Carroll Digest


September 06, 2002

Hyde is indicted on child abuse, sex offense charges

Former Carroll County schools Superintendent William H. Hyde, who was arrested last month and charged with molesting a young girl, was indicted on similar charges yesterday by a county grand jury.

Hyde, 61, was indicted on one count of felony child abuse, punishable by up to 15 years in prison; third- and fourth-degree sex offenses; and second-degree assault, according to court records. The offenses are alleged to have takenplace in July, according to the records.

Hyde was arrested Aug. 8, when he returned to Maryland for a divorce hearing. He was released on a $50,000 bond. Last month, a District Court judge issued an order that he have no contact with the elementary-school-aged girl or her family. No further court dates have been set in the case.

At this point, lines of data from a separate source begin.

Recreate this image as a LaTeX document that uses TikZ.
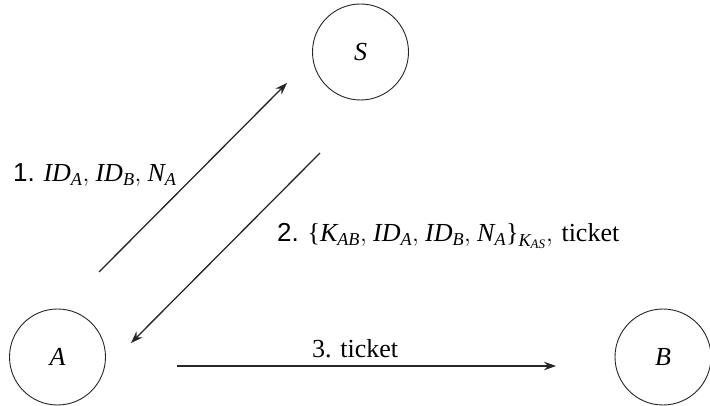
\documentclass[tikz,border=0pt]{standalone}
\usepackage{amsmath}
\usepackage{fontspec}
\setmainfont{Liberation Serif}
\newfontfamily\lsans{Liberation Sans}
\usetikzlibrary{arrows.meta}
\newcommand\mi[1]{\textit{#1}}
\newcommand\cm{,\mkern1.5mu}
\begin{document}
\begin{tikzpicture}[x=1pt,y=-1pt,
  party/.style={draw=black!85,line width=0.9pt,circle,minimum size=96pt,inner sep=0pt,font=\fontsize{26}{30}\selectfont\itshape},
  msg/.style={draw=black!85,line width=1.3pt,-{Stealth[length=12pt,width=8.5pt]}},
  lbl/.style={anchor=base west,inner sep=0pt,font=\fontsize{26}{30}\selectfont}]
\useasboundingbox (0,0) rectangle (710,406);
\node[party] (S) at (360.5,52) {S};
\node[party] (A) at (57.5,357) {A};
\node[party] (B) at (663,357) {B};
\coordinate (a1) at (99,272);
\coordinate (s1) at (287,83);
\coordinate (s2) at (320,153);
\coordinate (a2) at (131,343);
\coordinate (a3) at (177,366);
\coordinate (b3) at (556,366);
\draw[msg] (a1) -- (s1);
\draw[msg] (s2) -- (a2);
\draw[msg] (a3) -- (b3);
\node[lbl] (l1) at (13,182) {{\lsans 1.} $\mi{ID}_{\mi{A}}\cm\mi{ID}_{\mi{B}}\cm\mi{N}_{\mi{A}}$};
\node[lbl] (l2) at (277,242) {{\lsans 2.} $\text{\{}\mi{K}_{\mi{AB}}\cm\mi{ID}_{\mi{A}}\cm\mi{ID}_{\mi{B}}\cm\mi{N}_{\mi{A}}\text{\}}_{\mi{K}_{\mi{AS}}}\cm$ ticket};
\node[lbl] (l3) at (312,357) {3. ticket};
\end{tikzpicture}
\end{document}
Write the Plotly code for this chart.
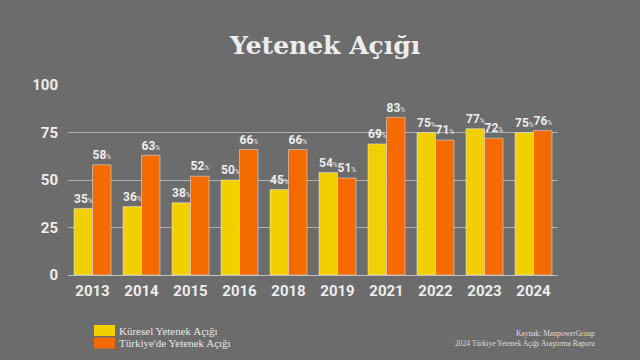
import plotly.graph_objects as go

years = ["2013", "2014", "2015", "2016", "2018", "2019", "2021", "2022", "2023", "2024"]
kuresel = [35, 36, 38, 50, 45, 54, 69, 75, 77, 75]
turkiye = [58, 63, 52, 66, 66, 51, 83, 71, 72, 76]
y_ticks = [0, 25, 50, 75, 100]
series_names = ["Küresel Yetenek Açığı", "Türkiye'de Yetenek Açığı"]

YELLOW = "#F2D000"
ORANGE = "#F26A00"
TXT = "#EDEDED"
BG = "#6c6c6c"

tmpl = "<b>%{y}</b><span style='font-size:7px'>%</span>"

fig = go.Figure()
for vals, name, col in [(kuresel, series_names[0], YELLOW), (turkiye, series_names[1], ORANGE)]:
    fig.add_bar(x=years, y=vals, name=name, marker_color=col,
                texttemplate=tmpl, textposition="outside", cliponaxis=False,
                textfont=dict(family="Roboto", size=13, color=TXT))

fig.update_layout(
    width=640, height=360,
    paper_bgcolor=BG, plot_bgcolor=BG,
    margin=dict(l=68, r=82, t=85, b=85, autoexpand=False),
    barmode="group", bargap=0.245, bargroupgap=0.0,
    title=dict(text="<b>Yetenek Açığı</b>", x=0.508, xanchor="center", y=0.875, yanchor="middle",
               font=dict(family="DejaVu Serif", size=25, color=TXT)),
    showlegend=False,
)
fig.update_xaxes(type="category", showgrid=False, showline=True, linecolor="rgba(230,230,230,0.7)",
                 linewidth=1, ticks="", ticklabelstandoff=2,
                 tickfont=dict(family="Roboto", size=15, color=TXT, weight="bold"))
fig.update_yaxes(range=[0, 100], tickvals=y_ticks, showgrid=True, gridcolor="rgba(230,230,230,0.55)",
                 gridwidth=1, zeroline=False, ticks="", ticklabelstandoff=9,
                 tickfont=dict(family="Roboto", size=15, color=TXT, weight="bold"))

# custom legend (swatches + labels) in pixel-like paper coords
W, H = 640.0, 360.0
pw, ph = W - 68 - 82, H - 85 - 85
def px(x): return (x - 68) / pw
def py(y): return (H - 85 - y) / ph

for i, (name, col) in enumerate(zip(series_names, [YELLOW, ORANGE])):
    y0 = 325 + i * 12.5
    fig.add_shape(type="rect", xref="paper", yref="paper",
                  x0=px(94), x1=px(115), y0=py(y0 + 11), y1=py(y0),
                  fillcolor=col, line_width=0)
    fig.add_annotation(text=name, xref="paper", yref="paper", x=px(117), y=py(y0 + 5.5),
                       xanchor="left", yanchor="middle", showarrow=False,
                       font=dict(family="Liberation Serif", size=11, color="#E6E6E6"))

fig.add_annotation(text="Kaynak: ManpowerGroup<br>2024 Türkiye Yetenek Açığı Araştırma Raporu",
                   xref="paper", yref="paper", x=px(597), y=py(327), xanchor="right", yanchor="top",
                   align="right", showarrow=False,
                   font=dict(family="Liberation Serif", size=7.5, color="#DDDDDD"))

fig.write_html("out.html", config={"displayModeBar": False},
               post_script="document.body.style.margin='0';document.body.style.overflow='hidden';")
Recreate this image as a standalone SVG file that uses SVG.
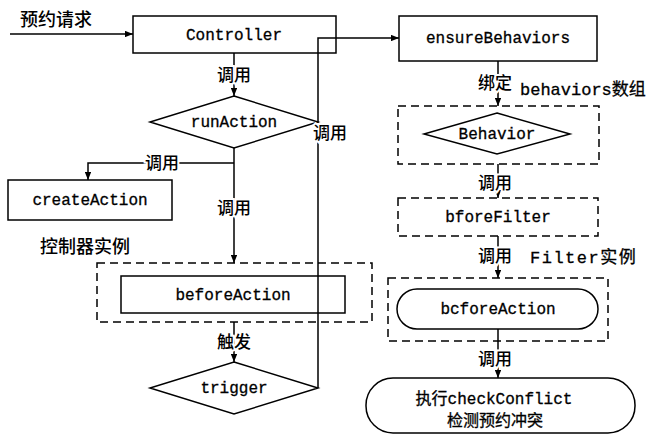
<svg xmlns="http://www.w3.org/2000/svg" width="651" height="434" viewBox="0 0 651 434">
<style>
.box{fill:none;stroke:#000;stroke-width:1.5}
.dash{fill:none;stroke:#000;stroke-width:1.5;stroke-dasharray:8 5}
.ln{fill:none;stroke:#000;stroke-width:1.5}
.t{font-family:"Liberation Mono","Noto Sans CJK SC",monospace;font-size:16px;fill:#000;text-anchor:middle;stroke:#000;stroke-width:0.3}
.lb{font-family:"Noto Sans CJK SC",sans-serif;font-size:17px;font-weight:500;fill:#000;text-anchor:middle;stroke:#fff;stroke-width:4;paint-order:stroke}
.cj{font-family:"Noto Sans CJK SC",sans-serif;font-size:18px;font-weight:500;fill:#000}
.mx{font-family:"Liberation Mono","Noto Sans CJK SC",monospace;font-size:17px;fill:#000;stroke:#000;stroke-width:0.3}
</style>
<defs>
<marker id="ah" viewBox="0 0 10 8" refX="10" refY="4" markerWidth="8" markerHeight="6.4" markerUnits="userSpaceOnUse" orient="auto">
<path d="M0,0 L10,4 L0,8 z" fill="#000"/>
</marker>
</defs>
<rect width="651" height="434" fill="#fff"/>

<g id="containers">
<rect id="ctrl-instance" class="dash" x="97" y="263" width="275" height="59"/>
<rect id="behavior-array" class="dash" x="398" y="106" width="201" height="58"/>
<rect id="bforeFilter" class="dash" x="398" y="198" width="200" height="38"/>
<rect id="filter-instance" class="dash" x="388" y="278" width="220" height="63"/>
</g>

<g id="controller">
<rect class="box" x="133" y="16" width="203" height="37"/>
<text class="t" x="234" y="40">Controller</text>
</g>
<g id="ensureBehaviors">
<rect class="box" x="399" y="16" width="198" height="45"/>
<text class="t" x="498" y="43">ensureBehaviors</text>
</g>
<g id="runAction">
<polygon class="box" points="234,96 318,122 234,148 150,122"/>
<text class="t" x="234" y="127">runAction</text>
</g>
<g id="createAction">
<rect class="box" x="8" y="180" width="164" height="40"/>
<text class="t" x="90" y="205">createAction</text>
</g>
<g id="beforeAction">
<rect class="box" x="121" y="276" width="224" height="37"/>
<text class="t" x="233" y="300">beforeAction</text>
</g>
<g id="trigger">
<polygon class="box" points="234,362 318,388 234,414 150,388"/>
<text class="t" x="234" y="393">trigger</text>
</g>
<g id="behavior">
<polygon class="box" points="497,113 570,134 497,154 424,134"/>
<text class="t" x="497" y="139">Behavior</text>
</g>
<g id="bforeFilter-node">
<text class="t" x="498" y="222">bforeFilter</text>
</g>
<g id="bcforeAction">
<rect class="box" x="397" y="289" width="201" height="40" rx="20" ry="20"/>
<text class="t" x="498" y="314">bcforeAction</text>
</g>
<g id="checkConflict">
<rect class="box" x="366" y="378" width="269" height="55" rx="27" ry="27"/>
<text class="t" x="494" y="404">执行checkConflict</text>
<text class="t" x="495" y="426">检测预约冲突</text>
</g>

<g id="connectors">
<line class="ln" x1="10" y1="34" x2="133" y2="34" marker-end="url(#ah)"/>
<line class="ln" x1="234" y1="53" x2="234" y2="96" marker-end="url(#ah)"/>
<line class="ln" x1="234" y1="148" x2="234" y2="263" marker-end="url(#ah)"/>
<polyline class="ln" points="234,163 88,163 88,180" marker-end="url(#ah)"/>
<line class="ln" x1="234" y1="322" x2="234" y2="362" marker-end="url(#ah)"/>
<polyline class="ln" points="318,388 318,38 399,38" marker-end="url(#ah)"/>
<line class="ln" x1="498" y1="61" x2="498" y2="106" marker-end="url(#ah)"/>
<line class="ln" x1="498" y1="164" x2="498" y2="198" marker-end="url(#ah)"/>
<line class="ln" x1="498" y1="236" x2="498" y2="278" marker-end="url(#ah)"/>
<line class="ln" x1="498" y1="329" x2="498" y2="378" marker-end="url(#ah)"/>
<text class="lb" x="234" y="81">调用</text>
<text class="lb" x="162" y="169">调用</text>
<text class="lb" x="234" y="214">调用</text>
<text class="lb" x="234" y="348">触发</text>
<text class="lb" x="330" y="139">调用</text>
<text class="lb" x="495" y="89">绑定</text>
<text class="lb" x="495" y="189">调用</text>
<text class="lb" x="495" y="262">调用</text>
<text class="lb" x="495" y="365">调用</text>
</g>

<g id="labels">
<text class="cj" x="20" y="26">预约请求</text>
<text class="cj" x="40" y="253">控制器实例</text>
<text class="mx" x="520" y="95">behaviors数组</text>
<text class="mx" x="530" y="263" letter-spacing="1.5">Filter实例</text>
</g>
</svg>
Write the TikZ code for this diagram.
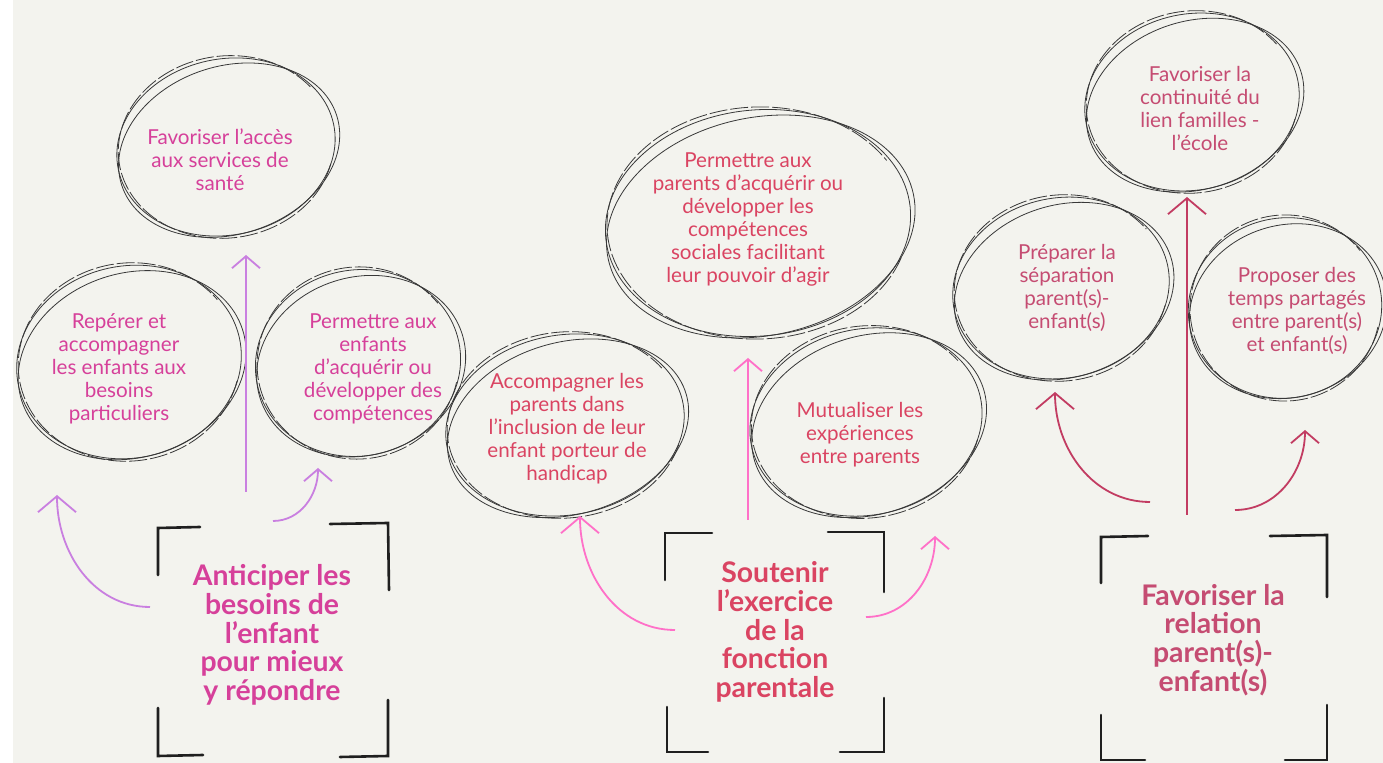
\documentclass[tikz,border=0pt]{standalone}
\usepackage{fontspec}
\setmainfont{Lato}
\usetikzlibrary{arrows.meta,calc}
\definecolor{bg}{HTML}{F3F3EE}
\definecolor{ltxt}{HTML}{D6409A}
\definecolor{larr}{HTML}{C97FE0}
\definecolor{mtxt}{HTML}{DA4462}
\definecolor{marr}{HTML}{FF70C8}
\definecolor{rtxt}{HTML}{C54C72}
\definecolor{rarr}{HTML}{C23C62}
\newcommand{\skell}[4]{%
  \draw[sk, rotate around={#4:(#1)}] (#1) ellipse [x radius=#2, y radius=#3];
  \draw[sk, rotate around={#4+6:(#1)}] ($(#1)+(2,4)$) ellipse [x radius=#2+3, y radius=#3-4];
  \draw[sk, dash pattern=on 9pt off 1.5pt, rotate around={#4-4:(#1)}] ($(#1)+({(#2-2)*cos(20)},{(#3+3)*sin(20)})$) arc [start angle=20, end angle=330, x radius=#2-2, y radius=#3+3];
}
\begin{document}
\begin{tikzpicture}[x=0.5pt,y=-0.5pt,
  sk/.style={draw=black!78, line width=0.4pt},
  sm/.style={font=\fontsize{10.3}{11.5}\selectfont, align=center, inner sep=0pt},
  ttl/.style={font=\fontsize{14.2}{14.4}\selectfont\bfseries, align=center, inner sep=0pt},
  br/.style={draw=black!88, line width=1.3pt, line cap=round},
  big/.style={line width=0.9pt, -{Straight Barb[length=8pt, width=19pt]}},
  small/.style={line width=0.9pt, -{Straight Barb[length=6pt, width=14pt]}}]
\fill[white] (0,0) rectangle (1383,763);
\fill[bg] (13,0) rectangle (1383,763);
\useasboundingbox (0,0) rectangle (1383,763);

% ---------- left group ----------
\skell{226,147}{110}{88}{12}
\skell{129,362}{113}{96}{12}
\skell{358,363}{103}{93}{12}
\node[sm, text=ltxt] (a1) at (220,160) {Favoriser l'accès\\aux services de\\santé};
\node[sm, text=ltxt] (a2) at (119,369) {Repérer et\\accompagner\\les enfants aux\\besoins\\particuliers};
\node[sm, text=ltxt] (a3) at (373,369) {Permettre aux\\enfants\\d'acquérir ou\\développer des\\compétences};
\node[ttl, text=ltxt] (t1) at (272,635) {Anticiper les\\besoins de\\l'enfant\\pour mieux\\y répondre};
\coordinate (t1up) at (246,492); \coordinate (a1in) at (246,255);
\coordinate (t1l) at (150,607);  \coordinate (a2in) at (57,495);
\coordinate (t1r) at (273,521);  \coordinate (a3in) at (318,468);
\draw[larr, small] (t1up) -- (a1in);
\draw[larr, big] (t1l) to[out=180, in=-90] (a2in);
\draw[larr, small] (t1r) to[out=0, in=-90] (a3in);
\draw[br] (200,527) -- (158,528) -- (158,575);
\draw[br] (330,524) -- (388,523) -- (389,590);
\draw[br] (158,708) -- (158,756) -- (203,755);
\draw[br] (388,700) -- (388,756) -- (340,757);

% ---------- middle group ----------
\skell{758,223}{153}{113}{6}
\skell{565,425}{120}{90}{10}
\skell{866,422}{117}{93}{12}
\node[sm, text=mtxt] (b1) at (748,220) {Permettre aux\\parents d'acquérir ou\\développer les\\compétences\\sociales facilitant\\leur pouvoir d'agir};
\node[sm, text=mtxt] (b2) at (567,429) {Accompagner les\\parents dans\\l'inclusion de leur\\enfant porteur de\\handicap};
\node[sm, text=mtxt] (b3) at (860,435) {Mutualiser les\\expériences\\entre parents};
\node[ttl, text=mtxt] (t2) at (775,632) {Soutenir\\l'exercice\\de la\\fonction\\parentale};
\coordinate (t2up) at (748,520); \coordinate (b1in) at (748,358);
\coordinate (t2l) at (675,630);  \coordinate (b2in) at (580,516);
\coordinate (t2r) at (866,617);  \coordinate (b3in) at (935,536);
\draw[marr, small] (t2up) -- (b1in);
\draw[marr, big] (t2l) to[out=180, in=-90] (b2in);
\draw[marr, small] (t2r) to[out=0, in=-90] (b3in);
\draw[br] (712,533) -- (665,533) -- (665,580);
\draw[br] (828,532) -- (884,532) -- (884,592);
\draw[br] (667,707) -- (667,752) -- (708,752);
\draw[br] (884,698) -- (884,752) -- (840,752);

% ---------- right group ----------
\skell{1192,102}{108}{88}{12}
\skell{1061,288}{109}{90}{12}
\skell{1285,308}{97}{90}{12}
\node[sm, text=rtxt] (c1) at (1200,108) {Favoriser la\\continuité du\\lien familles -\\l'école};
\node[sm, text=rtxt] (c2) at (1067,288) {Préparer la\\séparation\\parent(s)-\\enfant(s)};
\node[sm, text=rtxt] (c3) at (1297,311) {Proposer des\\temps partagés\\entre parent(s)\\et enfant(s)};
\node[ttl, text=rtxt] (t3) at (1213,640) {Favoriser la\\relation\\parent(s)-\\enfant(s)};
\coordinate (t3up) at (1187,515); \coordinate (c1in) at (1187,197);
\coordinate (t3l) at (1150,502);  \coordinate (c2in) at (1055,392);
\coordinate (t3r) at (1235,510);  \coordinate (c3in) at (1305,430);
\draw[rarr, big] (t3up) -- (c1in);
\draw[rarr, big] (t3l) to[out=180, in=-90] (c2in);
\draw[rarr, small] (t3r) to[out=0, in=-90] (c3in);
\draw[br] (1148,536) -- (1101,537) -- (1101,583);
\draw[br] (1270,536) -- (1327,535) -- (1327,597);
\draw[br] (1101,715) -- (1101,760) -- (1145,760);
\draw[br] (1327,705) -- (1327,760) -- (1285,760);
\end{tikzpicture}
\end{document}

The charges do not involve his 39-year career in education or his position as Carroll's school superintendent, a post from which he resigned two years ago to take a two-year contract with a school district in northwestern Montana. A girlfriend's address in Idaho was listed as his current address in charging documents.

County has `record year' of economic development

Carroll County saw unprecedented economic development in the fiscal year that ended June 30, with about $70 million in industrial and commercial investments in nearly 1 million square feet of renovated or new building space, the county's economic development director told the county commissioners yesterday.

That translates to about $700,000 in industrial tax revenues for the county, said John T. "Jack" Lyburn, county economic development director.

"It was a record year," he said.

In the past four years, Carroll has created 4,426 jobs. Lyburn did not break down that statistic into types of employment, but he said that the number will only increase. Small businesses are cropping up throughout the county. His office helped process $3.7 million in small-business loans to 19 fledgling companies last year.

"Job creation is the most important thing, more important than the tax base," said Commissioner Donald I. Dell. "Jobs here take people off the roads and have them closer to their homes."

Carroll has also recently received a $50,000 state grant, money Lyburn will use for a study to determine the technical needs of county business. The research will take about six months.

Former son-in-law indicted in killing of Helga Nicholls

The county state's attorney will seek a sentence of life without parole against a Westminster man indicted yesterday in the fatal stabbing last month of his former mother-in-law, Helga Nicholls of Westminster.

Leon A. Costley Jr., 37, was indicted by a Carroll County grand jury on one count of first-degree murder and a misdemeanor deadly weapons charge, involving two butcher knives. He has been held without bail at the Carroll County Detention Center since his arrest Aug. 14 at the Nicholls home in the 1600 block of Old Manchester Road.

Nicholls, who was known for her frequent calls to Baltimore talk radio programs, was watching her two grandchildren when she was killed, authorities said. Her daughter, Kristine Costley, was divorced from the defendant in June and had obtained a protective order against him, according to court records.

State's Attorney Jerry F. Barnes said he would seek the maximum penalty in the case, life in prison without parole.